Whatever you end up with, it’s worth your time to create a one- or two-page cheat sheet for your writers with the most common things they need to make You, Inc. sound like you.
Do’s and don’ts by example. This is the optional practice-what-you-preach section of the style guide, where you get to provide two or three examples of prose that illustrate the information in the guide and demonstrate what your content should sound like. For example:
“Be careful where you tread because a Venus’ flytrap sounds better on paper than it is in real life. The plant-ish killer of flies will not control your pest problem as well as a good old-fashioned fly swatter.”
Why it works:
- The point is clear.
- No jargon.
- It’s amusing.
Final thoughts
Once you’ve created your style guide, think of it as the first draft. It’s a living document that should change as your marketing strategy changes. The voice you develop today may be dated tomorrow, and the lexicon once used by your audience may vanish into irrelevance to make way for new words, phrases, and usages. For example, “hang loose” once meant “chill, bro.” Those still using the former haven’t updated their style guide since 1984 and will not be selling surfboards to today’s 15-year-olds.

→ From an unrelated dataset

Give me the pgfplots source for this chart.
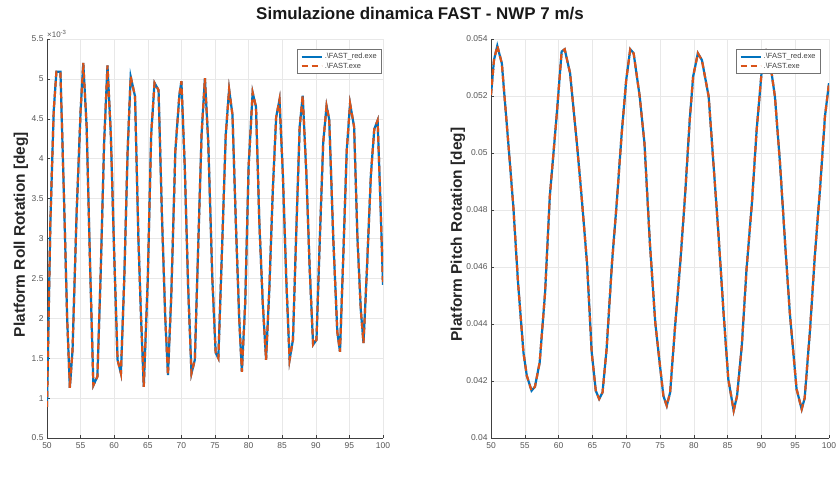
\documentclass[border=0pt]{standalone}
\usepackage{pgfplots}
\pgfplotsset{compat=1.18}
\usepackage{fontspec}
\setmainfont{Liberation Sans}

\definecolor{mblue}{HTML}{0072BD}
\definecolor{morange}{HTML}{D95319}
\definecolor{axcol}{HTML}{404040}
\definecolor{tickcol}{HTML}{555555}

% Roll rotation [deg]
\pgfplotstableread{
t y
50.0 0.89e-3
50.5 3.20e-3
51.0 4.60e-3
51.4 5.09e-3
52.0 5.09e-3
52.5 3.60e-3
53.0 2.00e-3
53.4 1.13e-3
53.8 1.60e-3
54.4 3.30e-3
55.0 4.60e-3
55.4 5.20e-3
55.9 4.40e-3
56.4 2.70e-3
56.9 1.16e-3
57.5 1.27e-3
58.0 2.60e-3
58.5 4.20e-3
59.0 5.17e-3
59.5 4.30e-3
60.0 2.80e-3
60.5 1.48e-3
61.0 1.31e-3
61.5 2.50e-3
62.0 4.10e-3
62.45 5.03e-3
63.1 4.78e-3
63.6 3.00e-3
64.0 2.00e-3
64.4 1.14e-3
65.0 2.50e-3
65.5 4.30e-3
66.0 4.95e-3
66.6 4.86e-3
67.1 3.30e-3
67.6 2.00e-3
68.0 1.29e-3
68.5 2.30e-3
69.1 4.10e-3
69.7 4.80e-3
70.0 4.97e-3
70.5 3.90e-3
71.0 2.40e-3
71.5 1.31e-3
72.0 1.48e-3
72.5 2.90e-3
73.0 4.30e-3
73.5 5.01e-3
74.0 4.20e-3
74.6 2.50e-3
75.1 1.57e-3
75.5 1.50e-3
76.1 3.00e-3
76.6 4.30e-3
77.1 4.87e-3
77.6 4.55e-3
78.1 3.20e-3
78.6 2.00e-3
79.0 1.33e-3
79.5 2.20e-3
80.0 3.90e-3
80.6 4.83e-3
81.1 4.65e-3
81.6 3.20e-3
82.1 2.20e-3
82.6 1.48e-3
83.1 2.40e-3
83.6 3.60e-3
84.1 4.52e-3
84.6 4.74e-3
85.1 3.80e-3
85.6 2.50e-3
86.1 1.48e-3
86.6 1.73e-3
87.1 3.10e-3
87.6 4.40e-3
88.05 4.79e-3
88.6 3.80e-3
89.1 2.60e-3
89.6 1.67e-3
90.1 1.73e-3
90.6 3.00e-3
91.1 4.20e-3
91.6 4.66e-3
92.0 4.49e-3
92.6 3.00e-3
93.2 1.83e-3
93.6 1.58e-3
94.1 2.80e-3
94.6 4.10e-3
95.1 4.69e-3
95.7 4.40e-3
96.2 3.00e-3
96.7 2.10e-3
97.1 1.69e-3
97.6 2.60e-3
98.2 3.80e-3
98.7 4.37e-3
99.2 4.48e-3
99.6 3.50e-3
100.0 2.42e-3
}\rolldata

% Pitch rotation [deg]
\pgfplotstableread{
t y
50.0 0.05204
50.44 0.05326
50.93 0.05376
51.6 0.05315
52.6 0.05023
53.3 0.04813
54.0 0.04545
54.8 0.04300
55.3 0.04218
56.0 0.04166
56.5 0.04180
57.2 0.04265
58.0 0.04510
58.7 0.04848
59.7 0.05128
60.45 0.05356
60.9 0.05364
61.7 0.05280
62.7 0.05035
63.4 0.04848
64.2 0.04615
64.9 0.04300
65.5 0.04166
66.0 0.04137
66.5 0.04160
67.1 0.04312
67.9 0.04615
68.6 0.04825
69.3 0.05058
70.0 0.05256
70.6 0.05364
71.1 0.05350
72.0 0.05198
72.7 0.05035
73.5 0.04685
74.3 0.04405
75.0 0.04253
75.5 0.04148
76.0 0.04113
76.5 0.04160
77.2 0.04382
78.0 0.04615
78.7 0.04848
79.4 0.05117
79.9 0.05268
80.6 0.05350
81.2 0.05326
82.2 0.05198
82.9 0.04965
83.6 0.04732
84.4 0.04440
85.1 0.04207
85.9 0.04096
86.4 0.04148
87.1 0.04323
87.8 0.04592
88.6 0.04825
89.3 0.05082
90.1 0.05303
90.7 0.05355
91.3 0.05315
92.0 0.05198
92.75 0.04965
93.5 0.04685
94.2 0.04440
95.2 0.04172
95.96 0.04101
96.4 0.04140
97.2 0.04382
97.9 0.04638
98.7 0.04883
99.4 0.05128
100.0 0.05245
}\pitchdata

\pgfplotsset{
  mstyle/.style={
    scale only axis,
    height=399bp,
    xmin=50, xmax=100,
    xtick={50,55,...,100},
    axis x line*=bottom,
    axis y line*=left,
    axis line style={-, color=axcol, line width=0.6bp},
    tick align=inside,
    major tick length=3bp,
    tick style={color=axcol, line width=0.5bp},
    grid=major,
    major grid style={color=black!9, line width=0.5bp},
    /pgf/number format/assume math mode=true,
    tick label style={font=\fontsize{8.5}{10}\selectfont, color=tickcol},
    xticklabel style={yshift=-1bp},
    label style={font=\fontsize{15.5}{18}\selectfont\bfseries, color=black!85},
    xlabel style={at={([yshift=-28bp]axis description cs:0.5,0)}, anchor=center},
    legend cell align=left,
    legend style={font=\fontsize{7.5}{9}\selectfont, draw=black!55, line width=0.5bp,
      inner xsep=3bp, inner ysep=2bp, row sep=-1.5bp, text=black!75},
    legend image code/.code={
      \draw[#1] (0cm,0cm) -- (20bp,0cm);
    },
  },
  bline/.style={color=mblue, line width=2.2bp},
  oline/.style={color=morange, line width=2.2bp, dash pattern=on 6bp off 4bp},
}

\begin{document}
\begin{tikzpicture}
\useasboundingbox (0,0) rectangle (840bp,-481bp);

\node[font=\fontsize{17}{20}\selectfont\bfseries, color=black!90] at (420bp,-14bp)
  {Simulazione dinamica FAST - NWP 7 m/s};

\begin{axis}[mstyle,
  at={(47bp,-438bp)}, anchor=south west,
  width=336bp,
  ymin=0.5e-3, ymax=5.5e-3,
  ytick={0.5e-3,1e-3,1.5e-3,2e-3,2.5e-3,3e-3,3.5e-3,4e-3,4.5e-3,5e-3,5.5e-3},
  scaled y ticks=base 10:3,
  ytick scale label code/.code={×10\textsuperscript{-3}},
  every y tick scale label/.style={at={(rel axis cs:0,1)}, anchor=south west,
    inner sep=1pt, xshift=-1bp, font=\fontsize{8}{9}\selectfont, color=tickcol},
  ylabel={Platform Roll Rotation [deg]},
  ylabel style={at={([xshift=-26bp,yshift=4bp]axis description cs:0,0.5)}, anchor=center},
  legend style={at={(rel axis cs:0.997,0.975)}, anchor=north east},
]
\addplot[bline] table[x=t, y=y] {\rolldata};
\addlegendentry{.\textbackslash FAST\_red.exe}
\addplot[oline] table[x=t, y=y] {\rolldata};
\addlegendentry{.\textbackslash FAST.exe}
\end{axis}

\begin{axis}[mstyle,
  at={(491bp,-438bp)}, anchor=south west,
  width=338bp,
  ymin=0.04, ymax=0.054,
  ytick={0.04,0.042,0.044,0.046,0.048,0.05,0.052,0.054},
  scaled y ticks=false,
  yticklabel style={/pgf/number format/fixed, /pgf/number format/precision=3},
  ylabel={Platform Pitch Rotation [deg]},
  ylabel style={at={([xshift=-33bp,yshift=4bp]axis description cs:0,0.5)}, anchor=center},
  legend style={at={(rel axis cs:0.976,0.975)}, anchor=north east},
]
\addplot[bline] table[x=t, y=y] {\pitchdata};
\addlegendentry{.\textbackslash FAST\_red.exe}
\addplot[oline] table[x=t, y=y] {\pitchdata};
\addlegendentry{.\textbackslash FAST.exe}
\end{axis}
\end{tikzpicture}
\end{document}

Some writers, particularly old-school journalists, often assume the style guide is the responsibility of the copy editor or proofreader and expect them to make all the necessary corrections so they don’t have to think about it. But many content teams don’t have a dedicated copy editor. (CCO does, thank you very much.) So, it’s a bit lazy and discourteous for writers to assume they can write whatever and however they want and someone else will magically knock it into the right shape. That’s why you have a style guide.
Obviously, there are myriad reasons why you should have a style guide. So, the next time you think you can get by without one, flick yourself. It’s worth the investment in time and money to create one. And if you can preserve the sanity of just one writer with a well-written style guide, it was worth it.